[Entries with chart source code]
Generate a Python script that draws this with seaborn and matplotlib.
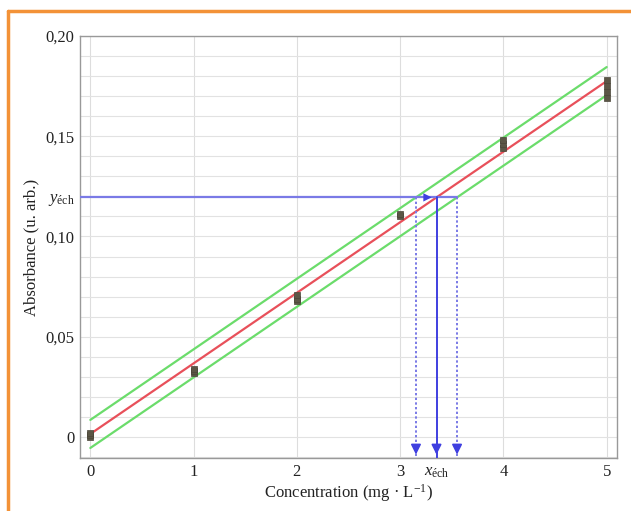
import numpy as np
import pandas as pd
import matplotlib
matplotlib.use("Agg")
import matplotlib.pyplot as plt
from matplotlib.lines import Line2D
from matplotlib.ticker import MultipleLocator
import seaborn as sns

# Calibration measurements (replicates per standard)
conc = [0, 0, 0, 1, 1, 1, 2, 2, 2, 3, 3, 4, 4, 4, 5, 5, 5, 5]
absorb = [0.000, 0.001, 0.002, 0.032, 0.033, 0.034, 0.068, 0.069, 0.071,
          0.110, 0.111, 0.144, 0.146, 0.148, 0.169, 0.172, 0.175, 0.178]

# Regression line and confidence band half-width
slope = 0.0352
intercept = 0.0015
band = 0.007

# Sample absorbance
y_ech = 0.1195

y_ticks = [0, 0.05, 0.10, 0.15, 0.20]
y_tick_labels = ["0", "0,05", "0,10", "0,15", "0,20"]
x_ticks = [0, 1, 2, 3, 4, 5]
x_tick_labels = ["0", "1", "2", "3", "4", "5"]

sns.set_style("white")
plt.rcParams["font.family"] = ["Liberation Serif", "DejaVu Serif"]
plt.rcParams["mathtext.fontset"] = "custom"
plt.rcParams["mathtext.rm"] = "Liberation Serif"
plt.rcParams["mathtext.it"] = "Liberation Serif:italic"

fig = plt.figure(figsize=(6.31, 5.11), dpi=100)
ax = fig.add_axes([80 / 631, 53 / 511, 537 / 631, 422 / 511])

red = "#e8505a"
green = "#6bdc6b"
blue = "#3f3fe0"
blue_light = "#7a7ae6"

xmin, xmax = -0.1, 5.1
ymin, ymax = -0.0105, 0.20

xx = np.array([0.0, 5.0])
line_df = pd.DataFrame({
    "x": np.concatenate([xx, xx, xx]),
    "y": np.concatenate([slope * xx + intercept,
                         slope * xx + intercept + band,
                         slope * xx + intercept - band]),
    "kind": ["fit"] * 2 + ["upper"] * 2 + ["lower"] * 2,
})
sns.lineplot(data=line_df, x="x", y="y", hue="kind",
             palette={"fit": red, "upper": green, "lower": green},
             linewidth=1.6, legend=False, ax=ax, zorder=3)

pts = pd.DataFrame({"c": conc, "a": absorb})
sns.scatterplot(data=pts, x="c", y="a", marker="s", s=14, color="#5b5646",
                edgecolor="#4a4538", linewidth=0.5, ax=ax, zorder=4)

# Inverse prediction from the sample absorbance
x_ech = (y_ech - intercept) / slope
x_lo = (y_ech - intercept - band) / slope
x_hi = (y_ech - intercept + band) / slope
x_lo, x_hi = min(x_lo, x_hi), max(x_lo, x_hi)

ax.plot([xmin, x_hi], [y_ech, y_ech], color=blue_light, lw=1.6, zorder=5)
ax.plot([x_ech, x_ech], [y_ech, ymin], color=blue, lw=1.4, zorder=5)
for xv in (x_lo, x_hi):
    ax.plot([xv, xv], [y_ech, ymin], color=blue_light, lw=1.4,
            linestyle=(0, (1.2, 1.2)), zorder=5)
for xv in (x_lo, x_ech, x_hi):
    ax.annotate("", xy=(xv, ymin + 0.0003), xytext=(xv, ymin + 0.006),
                arrowprops=dict(arrowstyle="-|>,head_length=0.6,head_width=0.3",
                                color=blue, lw=1.2), zorder=6)
ax.annotate("", xy=(x_ech - 0.02, y_ech), xytext=(x_ech - 0.2, y_ech),
            arrowprops=dict(arrowstyle="-|>,head_length=0.6,head_width=0.3",
                            color=blue, lw=0.0), zorder=6)

ax.set_xlim(xmin, xmax)
ax.set_ylim(ymin, ymax)

ax.set_yticks(y_ticks + [y_ech])
ax.set_yticklabels(y_tick_labels + [r"$y_{\mathrm{éch}}$"], fontsize=12)
ax.set_xticks(x_ticks + [x_ech])
ax.set_xticklabels(x_tick_labels + [r"$x_{\mathrm{éch}}$"], fontsize=12)
ax.xaxis.set_minor_locator(MultipleLocator(0.1))
ax.yaxis.set_minor_locator(MultipleLocator(0.01))

ax.tick_params(axis="both", which="major", direction="in", length=10,
               width=1.0, color="#888888", pad=4, labelcolor="#222222")
ax.tick_params(axis="y", which="minor", direction="in", length=12,
               width=0.8, color="#aaaaaa")
ax.tick_params(axis="x", which="minor", direction="in", length=6,
               width=0.8, color="#999999")
# no tick marks for the sample annotations
ax.xaxis.get_major_ticks()[-1].tick1line.set_visible(False)
ax.yaxis.get_major_ticks()[-1].tick1line.set_visible(False)

ax.grid(True, which="minor", axis="y", color="#e2e2e2", lw=0.8)
ax.grid(True, which="major", axis="y", color="#e2e2e2", lw=0.8)
ax.grid(True, which="major", axis="x", color="#dddddd", lw=0.8)
ax.xaxis.get_major_ticks()[-1].gridline.set_visible(False)
ax.yaxis.get_major_ticks()[-1].gridline.set_visible(False)
ax.set_axisbelow(True)

for sp in ax.spines.values():
    sp.set_color("#999999")
    sp.set_linewidth(1.0)

ax.set_xlabel("Concentration (mg · L$^{-1}$)", fontsize=12, color="#222222",
              labelpad=2)
ax.set_ylabel("Absorbance (u. arb.)", fontsize=12, color="#222222", labelpad=4)

# Orange page frame
orange = "#f39237"
fig.add_artist(Line2D([8 / 631, 8 / 631], [0, 1 - 11 / 511], color=orange,
                      lw=2.5, transform=fig.transFigure))
fig.add_artist(Line2D([8 / 631, 1], [1 - 11 / 511, 1 - 11 / 511], color=orange,
                      lw=2.5, transform=fig.transFigure))

fig.savefig("out.png", dpi=100)
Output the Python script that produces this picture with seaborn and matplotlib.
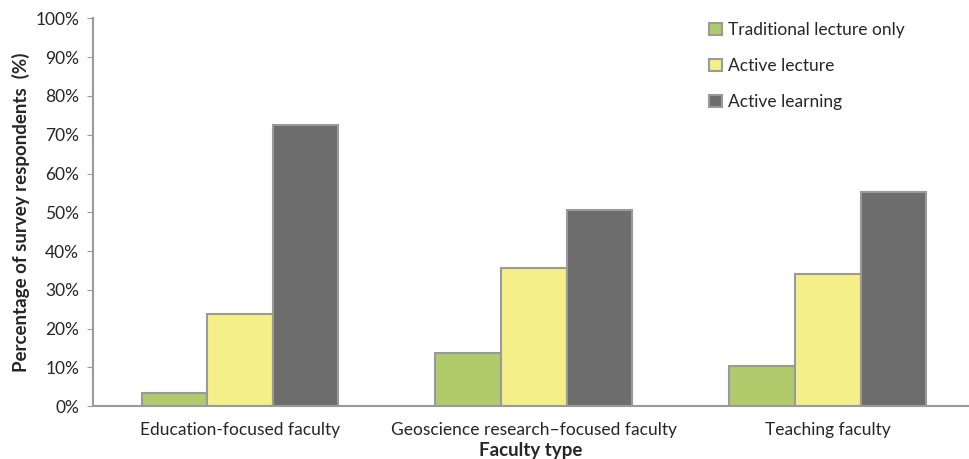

Exercise description:
Repeat exactly and only the lines from the start of the data above through the line that holds "linewidth=0.5, ax=ax, zorder=4)", inclusive. Pictures do not belong in the copy.

In response:
Generate a Python script that draws this with seaborn and matplotlib.
import numpy as np
import pandas as pd
import matplotlib
matplotlib.use("Agg")
import matplotlib.pyplot as plt
from matplotlib.lines import Line2D
from matplotlib.ticker import MultipleLocator
import seaborn as sns

# Calibration measurements (replicates per standard)
conc = [0, 0, 0, 1, 1, 1, 2, 2, 2, 3, 3, 4, 4, 4, 5, 5, 5, 5]
absorb = [0.000, 0.001, 0.002, 0.032, 0.033, 0.034, 0.068, 0.069, 0.071,
          0.110, 0.111, 0.144, 0.146, 0.148, 0.169, 0.172, 0.175, 0.178]

# Regression line and confidence band half-width
slope = 0.0352
intercept = 0.0015
band = 0.007

# Sample absorbance
y_ech = 0.1195

y_ticks = [0, 0.05, 0.10, 0.15, 0.20]
y_tick_labels = ["0", "0,05", "0,10", "0,15", "0,20"]
x_ticks = [0, 1, 2, 3, 4, 5]
x_tick_labels = ["0", "1", "2", "3", "4", "5"]

sns.set_style("white")
plt.rcParams["font.family"] = ["Liberation Serif", "DejaVu Serif"]
plt.rcParams["mathtext.fontset"] = "custom"
plt.rcParams["mathtext.rm"] = "Liberation Serif"
plt.rcParams["mathtext.it"] = "Liberation Serif:italic"

fig = plt.figure(figsize=(6.31, 5.11), dpi=100)
ax = fig.add_axes([80 / 631, 53 / 511, 537 / 631, 422 / 511])

red = "#e8505a"
green = "#6bdc6b"
blue = "#3f3fe0"
blue_light = "#7a7ae6"

xmin, xmax = -0.1, 5.1
ymin, ymax = -0.0105, 0.20

xx = np.array([0.0, 5.0])
line_df = pd.DataFrame({
    "x": np.concatenate([xx, xx, xx]),
    "y": np.concatenate([slope * xx + intercept,
                         slope * xx + intercept + band,
                         slope * xx + intercept - band]),
    "kind": ["fit"] * 2 + ["upper"] * 2 + ["lower"] * 2,
})
sns.lineplot(data=line_df, x="x", y="y", hue="kind",
             palette={"fit": red, "upper": green, "lower": green},
             linewidth=1.6, legend=False, ax=ax, zorder=3)

pts = pd.DataFrame({"c": conc, "a": absorb})
sns.scatterplot(data=pts, x="c", y="a", marker="s", s=14, color="#5b5646",
                edgecolor="#4a4538", linewidth=0.5, ax=ax, zorder=4)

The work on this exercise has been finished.